Bij uitspraak van 22 april 2003 heeft de rechtbank het beroep tegen besluit 1 gegrond verklaard, dit besluit vernietigd en appellant opgedragen een nieuw besluit op bezwaar te nemen. De rechtbank heeft daarbij als volgt overwogen:
“Ingevolge vaste jurisprudentie van de Centrale raad van Beroep (CRvB) kan artikel 44 van de WAO in beginsel slechts worden toegepast in geval van inkomsten uit arbeid, die de uitkeringsgerechtigde zelf heeft genoten. De CRvB heeft daarbij tevens te kennen gegeven zich bijzondere gevallen te kunnen voorstellen, waarin ondanks het feit dat de betrokkene zelf niet of nauwelijks inkomsten uit arbeid heeft genoten, hiervan voor de toepassing van dit wetsartikel toch sprake is. De CRvB heeft daarbij het oog op gevallen waarin de betrokkene, hoewel de arbeid om niet of tegen een relatief geringe beloning is verricht, zichzelf toch hetzij direct, hetzij indirect heeft verrijkt. Een dergelijke verrijking kan onder meer plaatsvinden, indien een dga van zijn positie gebruik maakt door besluiten te nemen, die tot gevolg hebben dat het aan zijn arbeid toe te rekenen deel van de nettowinst niet aan hem wordt uitbetaald en aldus de werking van artikel 44 van de WAO wordt ontgaan. In het kader van de toepassing van deze anticumulatiebepaling komt in gevallen waarin de uitkeringsgerechtigde dga is van een houdstermaatschappij aan het bestaan van die houdstermaatschappij als zodanig weinig betekenis toe, indien de dga persoonlijk arbeid verricht voor de vennootschap waarvoor de managementtaak wordt vervuld en het aan de dga uitbetaalde salaris op een lager bedrag is gesteld dan een passend te achten beloning voor de verrichte arbeid, terwijl daartoe, bezien vanuit het financiele beleid van de vennootschap, geen aanwijsbare noodzaak aanwezig is.

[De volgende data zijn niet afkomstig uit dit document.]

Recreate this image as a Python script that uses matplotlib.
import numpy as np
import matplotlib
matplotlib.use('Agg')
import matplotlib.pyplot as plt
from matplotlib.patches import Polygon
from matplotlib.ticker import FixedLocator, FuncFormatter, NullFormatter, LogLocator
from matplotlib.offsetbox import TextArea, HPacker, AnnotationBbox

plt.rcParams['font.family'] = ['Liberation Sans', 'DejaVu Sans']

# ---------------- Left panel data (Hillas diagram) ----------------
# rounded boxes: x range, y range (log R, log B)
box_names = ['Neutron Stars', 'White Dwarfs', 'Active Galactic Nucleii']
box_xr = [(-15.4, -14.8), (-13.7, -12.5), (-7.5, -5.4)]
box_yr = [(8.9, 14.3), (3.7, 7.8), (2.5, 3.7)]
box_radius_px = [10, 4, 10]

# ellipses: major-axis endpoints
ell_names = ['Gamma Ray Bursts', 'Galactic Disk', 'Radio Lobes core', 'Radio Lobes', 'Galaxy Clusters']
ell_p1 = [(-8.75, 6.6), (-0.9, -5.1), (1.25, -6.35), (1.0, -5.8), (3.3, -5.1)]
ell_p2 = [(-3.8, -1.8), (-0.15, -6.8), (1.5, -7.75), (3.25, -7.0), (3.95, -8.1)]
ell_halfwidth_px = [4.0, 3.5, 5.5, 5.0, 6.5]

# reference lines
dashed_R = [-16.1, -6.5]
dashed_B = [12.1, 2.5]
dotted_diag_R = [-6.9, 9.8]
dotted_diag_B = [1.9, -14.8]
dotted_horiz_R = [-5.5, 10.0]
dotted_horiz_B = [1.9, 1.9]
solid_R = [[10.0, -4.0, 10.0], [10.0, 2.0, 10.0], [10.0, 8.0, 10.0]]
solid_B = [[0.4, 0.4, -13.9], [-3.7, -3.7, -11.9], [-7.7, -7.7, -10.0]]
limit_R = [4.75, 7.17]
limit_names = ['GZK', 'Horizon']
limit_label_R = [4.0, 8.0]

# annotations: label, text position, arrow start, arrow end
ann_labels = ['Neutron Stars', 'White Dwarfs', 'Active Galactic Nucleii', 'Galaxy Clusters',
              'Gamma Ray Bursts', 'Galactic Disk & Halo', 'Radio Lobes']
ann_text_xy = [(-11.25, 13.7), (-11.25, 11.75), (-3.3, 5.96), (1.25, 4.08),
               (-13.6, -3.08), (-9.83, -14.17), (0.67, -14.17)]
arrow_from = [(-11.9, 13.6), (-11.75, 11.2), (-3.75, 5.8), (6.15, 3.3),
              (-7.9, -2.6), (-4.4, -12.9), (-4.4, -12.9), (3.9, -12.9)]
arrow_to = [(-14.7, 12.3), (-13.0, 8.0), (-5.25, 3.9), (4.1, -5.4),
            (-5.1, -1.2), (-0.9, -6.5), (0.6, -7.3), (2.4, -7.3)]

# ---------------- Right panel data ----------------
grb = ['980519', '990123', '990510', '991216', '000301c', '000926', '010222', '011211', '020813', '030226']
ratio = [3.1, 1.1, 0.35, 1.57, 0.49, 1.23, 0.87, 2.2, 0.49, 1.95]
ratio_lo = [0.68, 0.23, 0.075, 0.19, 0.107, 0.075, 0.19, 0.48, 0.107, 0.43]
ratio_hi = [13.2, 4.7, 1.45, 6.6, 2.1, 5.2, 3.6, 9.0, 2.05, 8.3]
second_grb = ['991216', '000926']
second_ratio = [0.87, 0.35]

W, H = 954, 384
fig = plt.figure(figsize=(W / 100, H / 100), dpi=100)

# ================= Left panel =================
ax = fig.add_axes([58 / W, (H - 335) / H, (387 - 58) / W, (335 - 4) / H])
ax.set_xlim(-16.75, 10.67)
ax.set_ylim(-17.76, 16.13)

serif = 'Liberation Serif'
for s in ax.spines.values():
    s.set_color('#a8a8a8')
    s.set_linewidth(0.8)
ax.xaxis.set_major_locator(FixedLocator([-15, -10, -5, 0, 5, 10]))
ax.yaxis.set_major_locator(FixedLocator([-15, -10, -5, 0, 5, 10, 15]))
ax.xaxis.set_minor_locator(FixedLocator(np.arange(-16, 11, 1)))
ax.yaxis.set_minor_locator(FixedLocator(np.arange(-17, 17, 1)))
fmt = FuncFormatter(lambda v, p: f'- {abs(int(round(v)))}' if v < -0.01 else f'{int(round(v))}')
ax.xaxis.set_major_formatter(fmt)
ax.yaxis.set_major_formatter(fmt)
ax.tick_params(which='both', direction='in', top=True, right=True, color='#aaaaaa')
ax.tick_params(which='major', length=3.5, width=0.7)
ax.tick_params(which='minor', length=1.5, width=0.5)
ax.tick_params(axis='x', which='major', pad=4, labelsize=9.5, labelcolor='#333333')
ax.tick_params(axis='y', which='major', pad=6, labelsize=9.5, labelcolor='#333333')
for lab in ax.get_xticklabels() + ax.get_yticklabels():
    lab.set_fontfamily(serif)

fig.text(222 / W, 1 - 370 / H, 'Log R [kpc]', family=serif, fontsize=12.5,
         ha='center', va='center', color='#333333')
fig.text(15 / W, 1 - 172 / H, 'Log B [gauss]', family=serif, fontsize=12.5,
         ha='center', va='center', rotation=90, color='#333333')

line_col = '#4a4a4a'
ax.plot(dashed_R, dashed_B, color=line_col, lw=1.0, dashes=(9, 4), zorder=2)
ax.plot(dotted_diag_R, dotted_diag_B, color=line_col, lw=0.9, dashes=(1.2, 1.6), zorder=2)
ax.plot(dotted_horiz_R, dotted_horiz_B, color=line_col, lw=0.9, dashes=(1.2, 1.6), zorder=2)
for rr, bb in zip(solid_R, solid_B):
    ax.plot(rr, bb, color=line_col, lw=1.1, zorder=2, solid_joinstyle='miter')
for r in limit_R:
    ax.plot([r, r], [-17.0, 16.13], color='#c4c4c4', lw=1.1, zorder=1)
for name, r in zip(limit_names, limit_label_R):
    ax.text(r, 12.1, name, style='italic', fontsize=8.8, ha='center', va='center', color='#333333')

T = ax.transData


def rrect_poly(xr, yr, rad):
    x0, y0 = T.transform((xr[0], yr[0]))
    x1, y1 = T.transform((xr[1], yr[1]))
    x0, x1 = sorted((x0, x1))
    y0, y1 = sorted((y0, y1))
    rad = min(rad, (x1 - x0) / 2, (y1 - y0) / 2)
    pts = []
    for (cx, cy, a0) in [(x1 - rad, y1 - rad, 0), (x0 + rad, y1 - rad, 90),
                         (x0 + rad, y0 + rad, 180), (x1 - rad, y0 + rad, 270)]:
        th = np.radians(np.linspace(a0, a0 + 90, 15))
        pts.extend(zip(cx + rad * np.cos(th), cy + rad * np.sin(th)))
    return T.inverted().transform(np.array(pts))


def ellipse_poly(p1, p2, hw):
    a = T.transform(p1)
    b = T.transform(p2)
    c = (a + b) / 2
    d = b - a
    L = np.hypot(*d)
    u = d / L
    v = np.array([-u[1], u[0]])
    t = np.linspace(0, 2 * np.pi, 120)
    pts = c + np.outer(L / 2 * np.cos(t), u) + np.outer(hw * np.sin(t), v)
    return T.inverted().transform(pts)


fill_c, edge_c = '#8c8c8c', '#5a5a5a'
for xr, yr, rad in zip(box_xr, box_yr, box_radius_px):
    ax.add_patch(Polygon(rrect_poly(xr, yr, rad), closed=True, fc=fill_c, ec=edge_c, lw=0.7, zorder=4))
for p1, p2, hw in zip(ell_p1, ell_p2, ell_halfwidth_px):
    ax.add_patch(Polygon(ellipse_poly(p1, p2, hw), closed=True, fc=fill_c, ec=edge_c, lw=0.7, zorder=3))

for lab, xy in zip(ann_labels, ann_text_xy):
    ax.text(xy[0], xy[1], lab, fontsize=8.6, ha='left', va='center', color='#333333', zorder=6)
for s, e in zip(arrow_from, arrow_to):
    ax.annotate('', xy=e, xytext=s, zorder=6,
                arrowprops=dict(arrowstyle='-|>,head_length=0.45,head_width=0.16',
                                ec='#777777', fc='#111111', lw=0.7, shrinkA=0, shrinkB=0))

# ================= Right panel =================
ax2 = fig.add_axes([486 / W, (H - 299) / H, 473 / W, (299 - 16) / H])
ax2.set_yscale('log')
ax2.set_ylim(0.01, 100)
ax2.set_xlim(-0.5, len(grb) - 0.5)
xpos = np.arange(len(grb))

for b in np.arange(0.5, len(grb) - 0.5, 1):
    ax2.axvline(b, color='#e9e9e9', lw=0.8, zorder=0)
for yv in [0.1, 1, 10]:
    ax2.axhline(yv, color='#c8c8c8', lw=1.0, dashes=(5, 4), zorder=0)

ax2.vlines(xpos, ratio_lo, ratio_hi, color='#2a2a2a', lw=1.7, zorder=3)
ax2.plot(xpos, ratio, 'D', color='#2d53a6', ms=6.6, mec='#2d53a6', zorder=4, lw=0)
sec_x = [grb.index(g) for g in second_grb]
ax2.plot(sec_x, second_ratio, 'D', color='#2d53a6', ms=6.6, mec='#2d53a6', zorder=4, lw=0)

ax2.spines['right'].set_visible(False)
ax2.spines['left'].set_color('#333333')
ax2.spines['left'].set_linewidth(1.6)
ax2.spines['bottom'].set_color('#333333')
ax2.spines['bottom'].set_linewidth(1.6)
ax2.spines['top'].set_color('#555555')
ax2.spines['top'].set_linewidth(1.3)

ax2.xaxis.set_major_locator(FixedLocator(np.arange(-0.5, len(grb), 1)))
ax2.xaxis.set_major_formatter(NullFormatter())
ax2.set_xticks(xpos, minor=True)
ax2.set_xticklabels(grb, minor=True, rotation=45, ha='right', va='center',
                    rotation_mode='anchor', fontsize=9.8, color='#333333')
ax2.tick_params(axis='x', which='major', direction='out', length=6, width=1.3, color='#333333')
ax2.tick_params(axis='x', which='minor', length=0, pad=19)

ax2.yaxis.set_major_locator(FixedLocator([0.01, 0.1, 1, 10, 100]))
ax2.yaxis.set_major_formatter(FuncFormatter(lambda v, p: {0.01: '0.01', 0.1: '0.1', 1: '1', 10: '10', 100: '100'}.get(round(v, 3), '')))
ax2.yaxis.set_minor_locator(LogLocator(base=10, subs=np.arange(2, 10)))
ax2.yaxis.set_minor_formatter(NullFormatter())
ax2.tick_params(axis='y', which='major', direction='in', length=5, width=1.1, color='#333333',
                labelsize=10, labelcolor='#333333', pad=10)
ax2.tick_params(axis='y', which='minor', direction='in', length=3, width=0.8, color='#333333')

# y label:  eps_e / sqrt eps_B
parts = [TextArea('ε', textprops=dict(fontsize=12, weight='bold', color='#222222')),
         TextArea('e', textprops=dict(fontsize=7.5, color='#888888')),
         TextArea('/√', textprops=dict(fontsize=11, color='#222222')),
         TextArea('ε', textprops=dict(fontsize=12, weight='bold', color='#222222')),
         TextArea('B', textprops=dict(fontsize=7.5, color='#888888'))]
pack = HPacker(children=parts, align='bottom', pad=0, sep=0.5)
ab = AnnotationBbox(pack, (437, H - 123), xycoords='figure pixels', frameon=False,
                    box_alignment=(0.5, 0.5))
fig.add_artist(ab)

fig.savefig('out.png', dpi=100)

Het vorenstaande op de onderhavige zaak betrekkend merkt de rechtbank op dat zij in de gedingstukken onvoldoende aanknopingspunten heeft gevonden voor het oordeel dat de arbeid die eiser voor [BV 1]. en [BV 2]. verrichtte, gelet op de aard en de omvang daarvan, van een zodanige economische betekenis was dat eiser zich op grond daarvan in 1995 en 1997 een salaris had moeten toekennen van tenminste 85% van zijn maatmaninkomen en in 1996 een salaris van tenminste 55% van zijn maatmaninkomen. Naar het oordeel van de rechtbank is het standpunt dat eisers salaris over de jaren 1995, 1996 en 1997 (blijkens eisers belastingaangiften over die jaren respectievelijk f 44.694,-, f 43.995,- en f 43.955,-) niet kan worden aangemerkt als een passende beloning voor bedoelde arbeid in de zich in het dossier bevindende arbeidskundige rapportages onvoldoende onderbouwd. Met name is die rapportages niet aannemelijk gemaakt dat eiser zich als tegenprestatie voor zijn arbeid in die jaren naast zijn salaris 50% van de brutowinst van [BV 1]., verminderd met de AA-premies, als loon had dienen uit te keren.

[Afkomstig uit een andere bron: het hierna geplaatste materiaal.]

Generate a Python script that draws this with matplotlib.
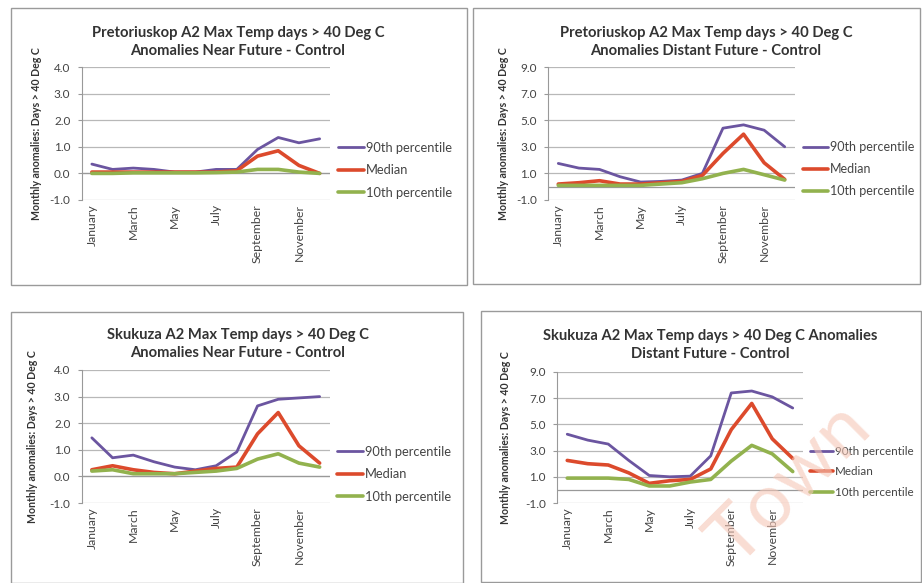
import matplotlib
matplotlib.use("Agg")
import matplotlib.pyplot as plt
from matplotlib.patches import Rectangle

plt.rcParams['font.family'] = ['Lato', 'DejaVu Sans']

months = ["January", "February", "March", "April", "May", "June", "July",
          "August", "September", "October", "November", "December"]
shown_months = ["January", "March", "May", "July", "September", "November"]
series_names = ["90th percentile", "Median", "10th percentile"]

# Pretoriuskop near future
pk_near_p90 = [0.35, 0.15, 0.2, 0.15, 0.05, 0.05, 0.15, 0.15, 0.9, 1.35, 1.15, 1.3]
pk_near_med = [0.05, 0.05, 0.05, 0.05, 0.05, 0.05, 0.05, 0.1, 0.65, 0.85, 0.3, 0.0]
pk_near_p10 = [0.0, 0.0, 0.02, 0.02, 0.02, 0.02, 0.03, 0.05, 0.15, 0.15, 0.05, 0.0]
# Pretoriuskop distant future
pk_dist_p90 = [1.75, 1.4, 1.3, 0.75, 0.35, 0.4, 0.5, 1.0, 4.4, 4.65, 4.25, 3.0]
pk_dist_med = [0.2, 0.3, 0.45, 0.2, 0.2, 0.3, 0.4, 0.85, 2.5, 3.95, 1.8, 0.55]
pk_dist_p10 = [0.1, 0.1, 0.1, 0.1, 0.1, 0.2, 0.3, 0.6, 1.0, 1.3, 0.9, 0.5]
# Skukuza near future
sk_near_p90 = [1.45, 0.7, 0.8, 0.55, 0.35, 0.25, 0.4, 0.92, 2.65, 2.9, 2.95, 3.0]
sk_near_med = [0.25, 0.4, 0.25, 0.15, 0.1, 0.2, 0.3, 0.35, 1.6, 2.4, 1.15, 0.5]
sk_near_p10 = [0.2, 0.25, 0.1, 0.1, 0.1, 0.15, 0.2, 0.3, 0.65, 0.85, 0.5, 0.35]
# Skukuza distant future
sk_dist_p90 = [4.25, 3.8, 3.5, 2.25, 1.1, 1.0, 1.05, 2.6, 7.4, 7.55, 7.1, 6.25]
sk_dist_med = [2.25, 2.0, 1.9, 1.3, 0.5, 0.7, 0.8, 1.6, 4.6, 6.6, 3.9, 2.4]
sk_dist_p10 = [0.9, 0.9, 0.9, 0.8, 0.3, 0.3, 0.6, 0.8, 2.2, 3.4, 2.75, 1.4]

titles = [
    "Pretoriuskop A2 Max Temp days > 40 Deg C\nAnomalies Near Future - Control",
    "Pretoriuskop A2 Max Temp days > 40 Deg C\nAnomalies Distant Future - Control",
    "Skukuza A2 Max Temp days > 40 Deg C\nAnomalies Near Future - Control",
    "Skukuza A2 Max Temp days > 40 Deg C Anomalies\nDistant Future - Control",
]
ylabel = "Monthly anomalies: Days > 40 Deg C"
yticks_near = [-1.0, 0.0, 1.0, 2.0, 3.0, 4.0]
yticks_dist = [-1.0, 1.0, 3.0, 5.0, 7.0, 9.0]

W, H = 922, 583
fig = plt.figure(figsize=(W / 100, H / 100), dpi=100)
fig.patch.set_facecolor("white")

colors = ["#6B55A0", "#DC4A2C", "#92B24E"]
lws = [2.0, 2.6, 2.6]

def px_axes(x0, x1, ytop, ybot):
    return fig.add_axes([x0 / W, 1 - ybot / H, (x1 - x0) / W, (ybot - ytop) / H])

panels = [
    dict(box=(11, 8, 467, 285), ax=(81.5, 330, 67, 200), data=(pk_near_p90, pk_near_med, pk_near_p10),
         yt=yticks_near, title_xy=(238, 42), leg=(338, 142), ylab_x=36, legfs=9.3),
    dict(box=(473, 8, 920, 284), ax=(548, 795, 67, 200), data=(pk_dist_p90, pk_dist_med, pk_dist_p10),
         yt=yticks_dist, title_xy=(706, 42), leg=(803, 141), ylab_x=503, legfs=9.0),
    dict(box=(11, 312, 463, 583), ax=(81.5, 330, 370, 503), data=(sk_near_p90, sk_near_med, sk_near_p10),
         yt=yticks_near, title_xy=(238, 344), leg=(337, 446), ylab_x=33, legfs=9.3),
    dict(box=(481, 311, 921, 582), ax=(557, 803, 372, 503), data=(sk_dist_p90, sk_dist_med, sk_dist_p10),
         yt=yticks_dist, title_xy=(710, 345), leg=(810, 446), ylab_x=505, legfs=8.4),
]

for i, p in enumerate(panels):
    bx0, by0, bx1, by1 = p["box"]
    fig.patches.append(Rectangle((bx0 / W, 1 - by1 / H), (bx1 - bx0) / W, (by1 - by0) / H,
                                 transform=fig.transFigure, fill=False,
                                 edgecolor="#9a9a9a", linewidth=1.0))
    ax = px_axes(*p["ax"])
    x = list(range(len(months)))
    for vals, name, c, lw in zip(p["data"], series_names, colors, lws):
        ax.plot(x, vals, color=c, lw=lw, label=name, solid_capstyle="round", zorder=3)
    yt = p["yt"]
    ax.set_ylim(yt[0], yt[-1])
    ax.set_xlim(-0.5, len(months) - 0.5)
    ax.set_yticks(yt)
    ax.set_yticklabels([f"{v:.1f}" for v in yt], fontsize=8.5, color="#444444")
    for v in yt:
        ax.axhline(v, color="#b8b8b8", lw=0.9, zorder=1)
    ax.axhline(0, color="#999999", lw=0.9, zorder=1)
    for s in ["top", "right", "bottom"]:
        ax.spines[s].set_visible(False)
    ax.spines["left"].set_color("#999999")
    ax.tick_params(axis="y", length=3, color="#999999", pad=5)
    ax.set_xticks([months.index(m) for m in shown_months])
    ax.set_xticklabels(shown_months, rotation=90, fontsize=8.8, color="#444444")
    ax.tick_params(axis="x", length=0, pad=3)
    ax.set_facecolor("none")
    fig.text(p["ylab_x"] / W, 1 - (p["ax"][2] + p["ax"][3]) / 2 / H, ylabel, rotation=90,
             fontsize=7.6, fontweight="bold", color="#333333", ha="center", va="center")
    tx, ty = p["title_xy"]
    fig.text(tx / W, 1 - ty / H, titles[i], fontsize=10.6, fontweight="bold",
             color="#333333", ha="center", va="center", linespacing=1.35)
    lx, ly = p["leg"]
    ax.legend(loc="upper left", bbox_to_anchor=(lx / W, 1 - ly / H), bbox_transform=fig.transFigure,
              frameon=False, fontsize=p["legfs"], handlelength=2.0, handletextpad=0.15,
              labelspacing=0.8, borderpad=0, borderaxespad=0, labelcolor="#444444")

fig.text(790 / W, 1 - 484 / H, "Town", rotation=45, fontsize=56, color="#F5C6B6", alpha=0.6,
         ha="center", va="center", zorder=10)

fig.savefig("out.png", dpi=100, facecolor="white")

De rechtbank is tevens van oordeel dat verweerder bij de beoordeling van de (fictieve) mate van arbeidsongeschiktheid van eiser over de jaren 1995, 1996 en 1997 van een te laag maatmaninkomen is uitgegaan. Uit het door de arbeidsdeskundige A.A. Kuijper op 6 februari 1996 opgemaakte rapport blijkt dat het geïndexeerde maatmaninkomen in november 1995 f 13.417,73 bruto per maand bedroeg, exclusief (8%) vakantietoeslag. De (bezwaar)arbeidsdeskundigen Van der Ploeg en De Waart zijn er in hun rapportages ten onrechte vanuit gegaan dat de vakantietoeslag in dat bedrag verdisconteerd was.
Uit het vorenstaande volgt dat het bestreden besluit niet berust op een toereikend onderzoek naar de relevante feiten en omstandigheden, zodat dit besluit wegens strijd met artikel 3:2 van de Algemene wet bestuursrecht voor vernietiging in aanmerking komt. Gelet hierop zal de rechtbank de overige door eiser tegen het bestreden besluit aangevoerde grieven onbesproken laten.”
C.) Het geding inzake de oplegging van een boete (besluit 2)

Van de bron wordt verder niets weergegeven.